Otro que lo borda en Astiberri es Pep Brocal con su obra publicada en marzo y titulada Cosmonauta, que Álex de la Iglesia describe como «un cuento sólido y terrible sobre la condición humana, de una profundidad y sencillez apabullantes, como las grandes obras maestras». Es pronto para decir tal cosa, pero ciertamente Cosmonauta es un pedazo de historia como un camión, resuelta con tanta facilidad gráfica y narrativa que uno se pregunta si de verdad le están contando lo que le están contando. Se trata del cuaderno de bitácora de Héctor, un pobre desgraciado que, junto a otros miles de humanos, viajeros del espacio a una velocidad que ya hubiese querido la luz cuando era joven, participa en el experimento a vida o muerte de salir a los confines del universo a encontrar remedio al fin de la vida sobre la Tierra, mientras va contando su historia por el camino. Cualquier resistencia ante el estilo aparentemente demasiado sencillo del dibujo cae hecha añicos a las pocas páginas. Una pasada.

Para los más jóvenes, las mejores novedades de las últimas semanas en Astiberri son Luces nocturnas, de Lorena Álvarez; y Waluk, la gran travesía, de Emilio Ruiz y Ana Miralles. La primera es un derroche de colorido e ingenio al servicio de la idea del poder de la imaginación y de la creatividad. La segunda es un emotivo viaje de dos osos polares, uno joven y otro viejo, en busca de un lugar donde vivir. Pero sobre todo, de esta editorial hay que comentar dos títulos que contribuyen a explicar el estado actual del cómic y a intuir qué es lo que se nos viene encima. Uno de ellos es Un noruego en el Camino de Santiago, de Jason. Probablemente, nunca se haya contado más torpemente y con menos gracia y sensibilidad esa experiencia, narrada con un injustificado estilo de fábula donde los personajes son animales antropomorfos, el dibujo es torpe y gélido y el sentido de la narración tiene tanto pulso como Drácula después de tomarse una tila. Puro tedio.
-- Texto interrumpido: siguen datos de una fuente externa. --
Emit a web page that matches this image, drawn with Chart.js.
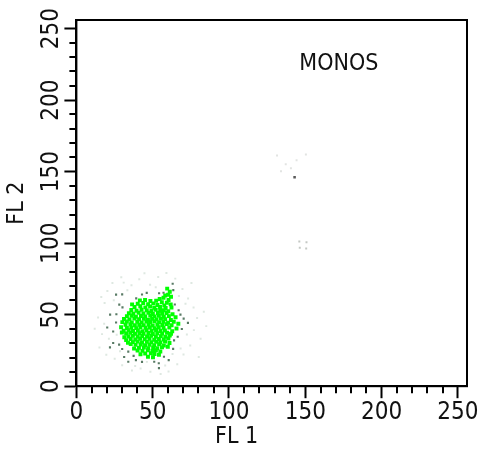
<!DOCTYPE html>
<html>
<head>
<meta charset="utf-8">
<script src="https://cdn.jsdelivr.net/npm/chart.js@4.4.0/dist/chart.umd.min.js"></script>
<style>
    html, body { margin: 0; padding: 0; background: #fff; }
    #wrap { width: 482px; height: 452px; }
</style>
</head>
<body>
<div id="wrap"><canvas id="dot-plot" width="482" height="452"></canvas></div>
<script>
const axisMax = 256;
const majorStep = 50;
const minorStep = 10;
const xTitle = "FL 1";
const yTitle = "FL 2";
const gateLabel = "MONOS";
const gateLabelAt = [172, 225];
const xTitleAt = 105;

// bright green events, dense core of the monocyte cluster
const monoCore = [
    [59.5, 68.2], [61.2, 66.1], [60.1, 64.0],
    [58.2, 63.4], [62.0, 62.5], [57.1, 61.8], [54.6, 60.9], [60.4, 60.2],
    [41.6, 60.0], [45.0, 60.3], [48.5, 59.6], [52.3, 59.8], [56.0, 58.7], [59.3, 58.4], [61.8, 57.2],
    [36.5, 57.2], [40.2, 57.6], [43.8, 58.1], [47.0, 57.3], [50.4, 57.9], [53.1, 56.8], [57.6, 56.4],
    [38.1, 55.4], [41.9, 55.9], [45.2, 55.1], [48.3, 55.7], [51.0, 54.9], [54.8, 55.3], [58.5, 54.6], [62.3, 55.0],
    [36.0, 53.2], [39.4, 52.8], [42.7, 53.5], [46.1, 53.0], [49.2, 52.6], [52.0, 53.4], [54.9, 52.7], [57.3, 53.1], [60.2, 52.4],
    [34.4, 51.0], [37.3, 50.6], [40.8, 51.3], [43.9, 50.8], [47.2, 51.4], [50.1, 50.5], [53.4, 51.1], [56.2, 50.7], [59.1, 51.2], [63.0, 50.3],
    [33.1, 48.9], [36.2, 49.3], [39.0, 48.6], [42.3, 49.1], [45.1, 48.7], [48.4, 49.4], [51.2, 48.8], [54.0, 49.2], [57.3, 48.5], [60.6, 49.0], [65.0, 48.2],
    [31.2, 47.0], [34.8, 46.6], [38.0, 47.3], [41.1, 46.8], [44.2, 47.2], [46.9, 46.5], [49.6, 47.1], [52.5, 46.7], [55.4, 47.4], [58.2, 46.9], [61.9, 46.3],
    [30.1, 44.8], [33.0, 45.2], [36.3, 44.6], [39.9, 45.1], [42.8, 44.5], [45.9, 45.3], [48.3, 44.9], [51.1, 45.4], [54.2, 44.7], [57.0, 45.0], [60.1, 44.4], [63.8, 45.1],
    [66.8, 43.6],
    [32.2, 42.9], [35.4, 43.3], [38.3, 42.6], [41.2, 43.0], [44.1, 42.7], [47.3, 43.2], [50.0, 42.5], [53.1, 43.1], [56.4, 42.8], [59.2, 43.4], [62.4, 42.6],
    [29.3, 41.2], [33.1, 40.7], [36.0, 41.0], [39.2, 40.6], [42.0, 41.3], [45.3, 40.8], [48.1, 41.1], [51.3, 40.5], [54.0, 41.2], [57.1, 40.9], [60.9, 41.0], [65.6, 40.4],
    [31.0, 38.8], [34.2, 39.2], [37.1, 38.6], [40.3, 39.0], [43.2, 38.5], [46.0, 39.1], [49.3, 38.7], [52.2, 39.3], [55.1, 38.6], [58.0, 39.0], [62.8, 38.4],
    [29.8, 37.5], [32.6, 36.9], [35.3, 37.3], [38.4, 36.6], [41.3, 37.1], [44.0, 36.7], [47.2, 37.2], [50.1, 36.5], [53.0, 37.0], [56.2, 36.8], [59.4, 37.4], [62.0, 36.6],
    [31.4, 34.2], [34.1, 34.7], [37.0, 35.2], [40.2, 34.6], [43.1, 35.1], [46.3, 34.8], [49.0, 35.3], [52.1, 34.5], [55.3, 35.0], [58.3, 34.6], [61.2, 35.4],
    [32.6, 32.2], [35.6, 33.0], [38.6, 32.6], [41.8, 33.2], [44.8, 32.8], [47.9, 33.1], [51.0, 32.5], [54.1, 33.0], [57.2, 32.7], [60.3, 33.4],
    [33.8, 30.4], [37.0, 30.8], [40.1, 31.2], [43.0, 30.6], [46.2, 31.0], [49.1, 30.7], [52.3, 31.1], [55.0, 30.5], [58.1, 31.3], [61.0, 30.2],
    [35.6, 29.4], [38.8, 28.9], [42.1, 29.2], [45.0, 28.6], [47.9, 29.0], [51.0, 28.7], [54.2, 29.3], [57.3, 28.4], [59.9, 27.6],
    [37.8, 26.4], [41.0, 26.8], [44.2, 27.1], [47.1, 26.6], [50.3, 27.0], [53.0, 26.5], [56.1, 27.2],
    [40.1, 24.9], [43.3, 24.7], [46.8, 25.1], [49.9, 24.6], [52.1, 25.2], [55.0, 24.3],
    [42.0, 22.3], [45.1, 22.8], [48.8, 23.1], [51.2, 22.5], [54.1, 22.0],
    [46.9, 20.6], [50.2, 20.2]
];

// single isolated events around the cluster (dark speckles)
const monoEdge = [
    [26.0, 64.0], [30.0, 64.2], [28.1, 57.0], [30.2, 55.1], [26.2, 50.3], [22.1, 50.0],
    [39.2, 61.4], [43.0, 64.1], [54.2, 65.0], [57.1, 65.3], [63.5, 67.2],
    [67.0, 53.1], [68.2, 50.0], [64.5, 57.1], [70.3, 47.2], [69.1, 40.0],
    [24.1, 30.2], [28.0, 29.1], [30.0, 26.0], [34.0, 24.2], [37.5, 21.2], [39.0, 18.2],
    [34.0, 17.1], [43.0, 17.0], [22.0, 27.1], [54.0, 16.0], [54.1, 12.6], [51.0, 17.1],
    [60.5, 18.2], [63.4, 26.1], [64.0, 32.0], [66.4, 34.6], [24.1, 38.2], [26.0, 44.5],
    [46.1, 65.2], [63.1, 71.6], [20.2, 41.0], [73.1, 44.3], [31.3, 20.4], [57.4, 20.6]
];

// very faint background events around the gate
const monoHaze = [
    [14.2, 48.1], [16.8, 36.4], [18.5, 58.2], [15.1, 27.0], [20.3, 66.5], [23.6, 72.1],
    [29.4, 76.2], [36.1, 70.5], [41.2, 74.8], [48.3, 71.0], [53.6, 76.4], [59.0, 79.1],
    [64.8, 75.2], [69.5, 68.0], [73.2, 61.3], [76.8, 55.0], [79.1, 47.6], [77.0, 39.2],
    [81.4, 33.1], [74.6, 28.4], [70.2, 22.1], [66.1, 15.4], [60.4, 10.2], [55.2, 8.6],
    [48.5, 10.1], [42.1, 12.4], [36.4, 11.0], [30.0, 14.6], [25.1, 19.2], [19.6, 22.0],
    [21.3, 33.2], [18.2, 43.6], [24.5, 60.1], [33.4, 67.0], [52.0, 69.2], [67.2, 63.0],
    [72.4, 36.1], [68.3, 26.4], [63.0, 22.5], [58.2, 14.4], [28.6, 24.5], [83.5, 52.1],
    [12.0, 40.2], [16.3, 62.4], [44.6, 79.0], [75.4, 72.1], [80.2, 20.4], [85.1, 42.0],
    [38.5, 14.2], [46.2, 17.0], [71.5, 57.6], [26.4, 36.0], [31.0, 72.4]
];

// scattered events far from the cluster
const strayDark = [[143.0, 146.0]];
const strayMid = [[146.1, 101.2], [150.8, 100.6], [146.4, 96.8], [150.6, 96.2]];
const strayFaint = [
    [137.2, 155.1], [140.6, 152.4], [134.1, 150.2], [144.3, 158.0], [131.5, 161.2], [150.4, 162.0]
];

const labelFont = "'Liberation Sans Narrow', 'DejaVu Sans Condensed', sans-serif";

function toPoints(list) {
    return list.map(([x, y]) => ({ x: x, y: y }));
}

function tickLabel(value) {
    return value % majorStep === 0 ? String(value) : "";
}

function majorTickColor(context) {
    return context.tick && context.tick.value % majorStep === 0 ? "#000" : "rgba(0,0,0,0)";
}

// minor ticks, plot frame and free text
const plotFrame = {
    id: "plotFrame",
    afterDraw(chart) {
        const ctx = chart.ctx;
        const area = chart.chartArea;
        const xScale = chart.scales.x;
        const yScale = chart.scales.y;

        ctx.save();
        ctx.strokeStyle = "#000";
        ctx.lineWidth = 2;
        xScale.ticks.forEach((t) => {
            if (t.value % majorStep === 0) {
                return;
            }
            const px = Math.round(xScale.getPixelForValue(t.value));
            ctx.beginPath();
            ctx.moveTo(px, area.bottom);
            ctx.lineTo(px, area.bottom + 7);
            ctx.stroke();
        });
        yScale.ticks.forEach((t) => {
            if (t.value % majorStep === 0) {
                return;
            }
            const py = Math.round(yScale.getPixelForValue(t.value));
            ctx.beginPath();
            ctx.moveTo(area.left, py);
            ctx.lineTo(area.left - 7, py);
            ctx.stroke();
        });
        ctx.strokeRect(area.left, area.top, area.right - area.left, area.bottom - area.top);

        ctx.fillStyle = "#111";
        ctx.textAlign = "center";
        ctx.textBaseline = "middle";
        ctx.font = "23px " + labelFont;
        ctx.fillText(gateLabel, xScale.getPixelForValue(gateLabelAt[0]), yScale.getPixelForValue(gateLabelAt[1]));
        ctx.fillText(xTitle, xScale.getPixelForValue(xTitleAt), area.bottom + 51);
        ctx.restore();
    }
};

const ctx = document.getElementById("dot-plot").getContext("2d");

new Chart(ctx, {
    type: "scatter",
    data: {
        datasets: [
            {
                label: "core",
                data: toPoints(monoCore),
                backgroundColor: "#00ff00",
                pointStyle: "rect",
                pointRadius: 2.8,
                borderWidth: 0
            },
            {
                label: "edge",
                data: toPoints(monoEdge),
                backgroundColor: "#587a64",
                pointStyle: "rect",
                pointRadius: 1.5,
                borderWidth: 0
            },
            {
                label: "stray dark",
                data: toPoints(strayDark),
                backgroundColor: "#5a5a5a",
                pointStyle: "rect",
                pointRadius: 1.8,
                borderWidth: 0
            },
            {
                label: "stray mid",
                data: toPoints(strayMid),
                backgroundColor: "#c4c8c4",
                pointStyle: "rect",
                pointRadius: 1.4,
                borderWidth: 0
            },
            {
                label: "stray faint",
                data: toPoints(strayFaint),
                backgroundColor: "#e2e4e2",
                pointStyle: "rect",
                pointRadius: 1.4,
                borderWidth: 0
            },
            {
                label: "haze",
                data: toPoints(monoHaze),
                backgroundColor: "rgba(190, 210, 195, 0.5)",
                pointStyle: "rect",
                pointRadius: 1.4,
                borderWidth: 0
            }
        ]
    },
    options: {
        responsive: false,
        animation: false,
        layout: {
            padding: { left: 2, right: 15, top: 20, bottom: 25 }
        },
        plugins: {
            legend: { display: false },
            tooltip: { enabled: false }
        },
        scales: {
            x: {
                type: "linear",
                min: 0,
                max: axisMax,
                border: { display: true, color: "#000", width: 2 },
                grid: {
                    drawOnChartArea: false,
                    tickLength: 12,
                    tickWidth: 2,
                    tickColor: majorTickColor
                },
                ticks: {
                    stepSize: minorStep,
                    includeBounds: false,
                    autoSkip: false,
                    maxRotation: 0,
                    padding: 0,
                    color: "#111",
                    font: { family: labelFont, size: 24 },
                    callback: tickLabel
                }
            },
            y: {
                type: "linear",
                min: 0,
                max: axisMax,
                border: { display: true, color: "#000", width: 2 },
                grid: {
                    drawOnChartArea: false,
                    tickLength: 12,
                    tickWidth: 2,
                    tickColor: majorTickColor
                },
                title: {
                    display: true,
                    text: yTitle,
                    color: "#111",
                    font: { family: labelFont, size: 23 },
                    padding: { top: 1, bottom: 21 }
                },
                ticks: {
                    stepSize: minorStep,
                    includeBounds: false,
                    autoSkip: false,
                    minRotation: 90,
                    maxRotation: 90,
                    crossAlign: "center",
                    padding: -8,
                    color: "#111",
                    font: { family: labelFont, size: 24 },
                    callback: tickLabel
                }
            }
        }
    },
    plugins: [plotFrame]
});
</script>
</body>
</html>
Por mucho que desde Le Monde des Livres se destaque su «humor sobrio» (llámelo sobrio, llámelo inexistente) y «un impecable sentido de la elipsis» que más bien diríase bastante pecable. La afirmación del autor de que para celebrar su 50º cumpleaños decidió probar la experiencia del Camino de Santiago, porque «era eso o comprarme un porsche», deja ver cierto tonillo pretencioso, de esos que tan bien tira por tierra Scott McCloud en Reinventar el cómic (Planeta Cómic) cuando dice que pasar de la grapa al libro, como ha hecho el tebeo, implica una búsqueda de la posteridad que debería estar justificada. Está muy bien usar animalitos como protagonistas en obras dizque serias: pasa en la descomunal Siete vidas, de Josep María Beà (también de Astiberri) y en la brutal y venerada Maus, de Art Spiegelman (Random House), que representa a los judíos como ratones y a los nazis como gatos. Pero el recurso por sí mismo no produce genialidad, por mucho que sea un estilo propio. O como dice McCloud: «El mero uso de metáforas visuales no basta para generar subtextos en la ficción».
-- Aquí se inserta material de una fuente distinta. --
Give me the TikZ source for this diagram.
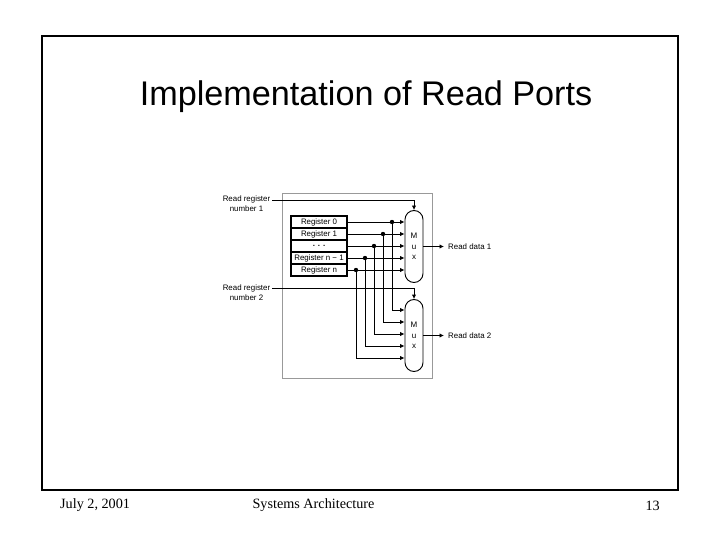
\documentclass[tikz,border=0pt]{standalone}
\usepackage{fontspec}
\setmainfont{Liberation Serif}
\newfontfamily\arialf{Liberation Sans}
\usetikzlibrary{arrows.meta}
\tikzset{
  wire/.style={draw=black,line width=0.9bp},
  arrowwire/.style={wire,-{Latex[length=4.5bp,width=4.5bp]}},
  regbox/.style={draw=black,line width=1.1bp,minimum width=56bp,minimum height=12bp,inner sep=0pt,font=\arialf\fontsize{7.9bp}{8bp}\selectfont},
  muxbox/.style={draw=black,line width=0.9bp,fill=white,rounded corners=9bp,minimum width=18bp,minimum height=72bp,inner sep=0pt,align=center,font=\arialf\fontsize{8bp}{10.5bp}\selectfont},
  lbl/.style={inner sep=0pt,align=center,font=\arialf\fontsize{7.9bp}{10bp}\selectfont},
  dotn/.style={circle,fill=black,inner sep=0pt,minimum size=4.4bp},
  foot/.style={inner sep=0pt,font=\fontsize{14.2bp}{16bp}\selectfont},
}
\begin{document}
\begin{tikzpicture}[x=1bp,y=-1bp]
\useasboundingbox (0,0) rectangle (720,540);
\fill[white] (0,0) rectangle (720,540);
\node[draw=black,line width=2bp,minimum width=636bp,minimum height=454bp,inner sep=0pt] (frame) at (360,263) {};
\node[inner sep=0pt,font=\arialf\fontsize{34.2bp}{36bp}\selectfont] (title) at (366,97) {Implementation of Read Ports};
\node[draw=black!40,line width=0.9bp,minimum width=150bp,minimum height=185bp,inner sep=0pt] (panel) at (357,285.5) {};
\node[regbox] (r0) at (319,222) {Register 0};
\node[regbox] (r1) at (319,234) {Register 1};
\node[regbox] (r2) at (319,246) {\textbf{. . .}};
\node[regbox] (r3) at (319,258) {Register n − 1};
\node[regbox] (r4) at (319,270) {Register n};
\node[muxbox] (m1) at (414,246.5) {M\\u\\x};
\node[muxbox] (m2) at (414,335.5) {M\\u\\x};
\node[lbl] (rr1) at (246.5,203.5) {Read register\\number 1};
\node[lbl] (rr2) at (246.5,292.5) {Read register\\number 2};
\node[lbl,anchor=west] (d1) at (448,246.5) {Read data 1};
\node[lbl,anchor=west] (d2) at (448,335.5) {Read data 2};
\coordinate (s1) at (272,200);
\coordinate (s2) at (272,288);
\draw[arrowwire] (s1) -| (m1.north);
\draw[arrowwire] (s2) -| (m2.north);
\draw[arrowwire] (m1.east) -- (d1.west -| 444,0);
\draw[arrowwire] (m2.east) -- (d2.west -| 444,0);
\foreach \r/\x/\yb in {r0/392/310,r1/383/322,r2/374/334,r3/365/346,r4/356/358}{
  \draw[arrowwire] (\r.east) -- (m1.west |- \r.east);
  \node[dotn] (dot\r) at (\x,0 |- \r.east) {};
  \coordinate (in\r) at (405,\yb);
  \draw[arrowwire] (dot\r.center) |- (m2.west |- in\r);
}
\node[foot,anchor=west] (fl) at (60,505.5) {July 2, 2001};
\node[foot] (fc) at (313.5,505.5) {Systems Architecture};
\node[foot,anchor=east] (fr) at (660,505.5) {13};
\end{tikzpicture}
\end{document}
Para cómic de calidad, ocurrente, inteligente y vanguardista, el que ahora reedita el sello vasco de la obra premiada en el Salón del Cómic de Barcelona en 2012: Aventuras de un oficinista japonés, de José Domingo. Tan distinto y tan fresco es todo que en esta edición se incluye una guía de lectura... ¡para leer después que el libro!, y que explica los sentidos y los miles de detalles que lo pueblan, para facilitar su comprensión e invitar a empezar de nuevo por la primera página. Esta sí que es una obra de tomo y lomo, es decir, destinada a sobrevivir a su tiempo y a marcar caminos. Pero es el lector quien finalmente tiene que decidir por dónde tira. En eso, por fortuna, el cómic no ha cambiado.